There are two processes in the public sphere that we all depend on but that few of us really understand. And what’s worse is that both are in trouble.

The first is the process of funding public projects. Public financing often involves a mix of taxation and the issuance of bonds or federal grantmaking to municipalities, counties and regions. Politicians so often pass it off to their constituents as a simple process: vote Yes on A, sales tax will rise a bit, this project will come. But without fail, there’s a complicated interworking of unreadable legislation, complex court decisions, backroom deals that no ordinary citizen could possibly follow. It’s a necessary process – but one that needs work (enter, Sunlight Foundation!).

The second process is “placemaking.” Simply put, placemaking is a multi-faceted approach to the planning, design and management of public spaces. It’s how we shape our new parks, stadia and bike lanes and how we stitch them together into cohesive, quality places. In our hometown of Kansas City, it’s how we got the beautiful Country Club Plaza district. In D.C., it’s how the National Mall developed. Placemaking processes today usually (hopefully) involve participation and input from the public, perhaps moderated by an urban planner at a public meeting. A vision, plan or project design usually results from that public meeting.

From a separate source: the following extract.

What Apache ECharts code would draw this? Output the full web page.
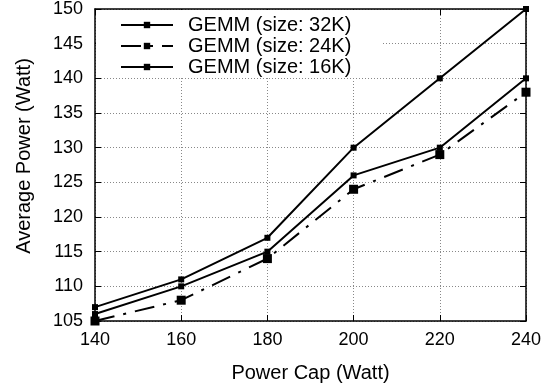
<!DOCTYPE html>
<html>
<head>
<meta charset="utf-8">
<script src="https://cdn.jsdelivr.net/npm/echarts@6/dist/echarts.min.js"></script>
<style>
html,body{margin:0;padding:0;background:#fff;}
#chart{width:557px;height:389px;}
</style>
</head>
<body>
<div id="chart"></div>
<script>
// Data
const powerCaps = [140, 160, 180, 200, 220, 240];
const gemm32K = [107, 111, 117, 130, 140, 150];
const gemm24K = [105, 108, 114, 124, 129, 138];
const gemm16K = [106, 110, 115, 126, 130, 140];
const seriesNames = ['GEMM (size: 32K)', 'GEMM (size: 24K)', 'GEMM (size: 16K)'];
const xTitle = 'Power Cap (Watt)';
const yTitle = 'Average Power (Watt)';

const FONT = '"Liberation Sans", Arial, Helvetica, sans-serif';
const pairs = vals => powerCaps.map((x, i) => [x, vals[i]]);

const chart = echarts.init(document.getElementById('chart'), null, {renderer: 'canvas'});

const axisCommon = {
  axisLine: {show: true, onZero: false, lineStyle: {color: '#000', width: 1.5}},
  axisTick: {show: true, inside: true, length: 6, lineStyle: {color: '#000', width: 1}},
};

const option = {
  animation: false,
  backgroundColor: '#fff',
  grid: {left: 95, right: 31, top: 9, bottom: 68, containLabel: false},
  legend: {
    orient: 'vertical',
    left: 96, top: 10,
    padding: [5, 30, 0, 24],
    backgroundColor: '#fff',
    itemGap: 1,
    itemWidth: 52,
    itemHeight: 8,
    data: seriesNames,
    textStyle: {fontFamily: FONT, fontSize: 20, color: '#000', lineHeight: 20, padding: [0, 0, 0, 10]}
  },
  xAxis: [
    Object.assign({
      type: 'value', min: 140, max: 240, interval: 20, position: 'bottom',
      name: xTitle, nameLocation: 'middle', nameGap: 42,
      nameTextStyle: {fontFamily: FONT, fontSize: 20, color: '#000'},
      axisLabel: {fontFamily: FONT, fontSize: 18, color: '#000', margin: 10},
      splitLine: {show: true, lineStyle: {color: '#888', width: 1, type: [1, 2]}}
    }, axisCommon),
    Object.assign({
      type: 'value', min: 140, max: 240, interval: 20, position: 'top',
      axisLabel: {show: false}, splitLine: {show: false}
    }, axisCommon)
  ],
  yAxis: [
    Object.assign({
      type: 'value', min: 105, max: 150, interval: 5, position: 'left',
      name: yTitle, nameLocation: 'middle', nameGap: 61,
      nameTextStyle: {fontFamily: FONT, fontSize: 20, color: '#000', padding: [0, 0, 0, 18]},
      axisLabel: {fontFamily: FONT, fontSize: 18, color: '#000', margin: 12},
      splitLine: {show: true, lineStyle: {color: '#888', width: 1, type: [1, 2]}}
    }, axisCommon),
    Object.assign({
      type: 'value', min: 105, max: 150, interval: 5, position: 'right',
      axisLabel: {show: false}, splitLine: {show: false}
    }, axisCommon)
  ],
  series: [
    {
      name: seriesNames[0], type: 'line', data: pairs(gemm32K),
      symbol: 'rect', symbolSize: 6,
      lineStyle: {color: '#000', width: 2, type: 'solid'},
      itemStyle: {color: '#000'}
    },
    {
      name: seriesNames[1], type: 'line', data: pairs(gemm24K),
      symbol: 'rect', symbolSize: 9,
      lineStyle: {color: '#000', width: 2, type: [20, 9, 3, 9]},
      itemStyle: {color: '#000'}
    },
    {
      name: seriesNames[2], type: 'line', data: pairs(gemm16K),
      symbol: 'rect', symbolSize: 6,
      lineStyle: {color: '#000', width: 2, type: 'solid'},
      itemStyle: {color: '#000'}
    }
  ]
};
chart.setOption(option);
</script>
</body>
</html>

But key to an effective placemaking process is that social and political capital is created: It’s the “buy-in” from the public and politicians that, first, brings the allocation of financial capital by the public-funding process described above and that later sees out a vision’s successful implementation and healthy success.

Placemaking is and will be crucial to the continued progress of places like U Street in D.C. and the resurgent downtown Kansas City. Sadly though, the process – like that of public finance – is often poorly understood. It suffers from its own kind of obscurity. Its subversion by politics is not uncommon.

So concerned citizens and leaders across the nation have faced a dilemma: Broadly, how to harness the two troubled processes in order to bring about positive change in cities and communities. This challenge is complicated by the fact that public resources are dwindling, even as the demand for solutions to urban problems is higher than ever.

This is where Neighbor.ly comes in. Neighbor.ly is a new online civic funding platform for communities that we launched two years ago, to change placemaking. The platform works in three major ways – where communities are connected with funding sources, companies with earned media and citizens with community projects they care about.

Our model was based on those of crowdfunding sites like Kickstarter and Indiegogo. Community organizations can submit projects they need funding to our site and visitors can give to the projects they think are most deserving. If projects are funded, they can then move ahead – and their donors can even get perks (just like on other crowdfunding platforms).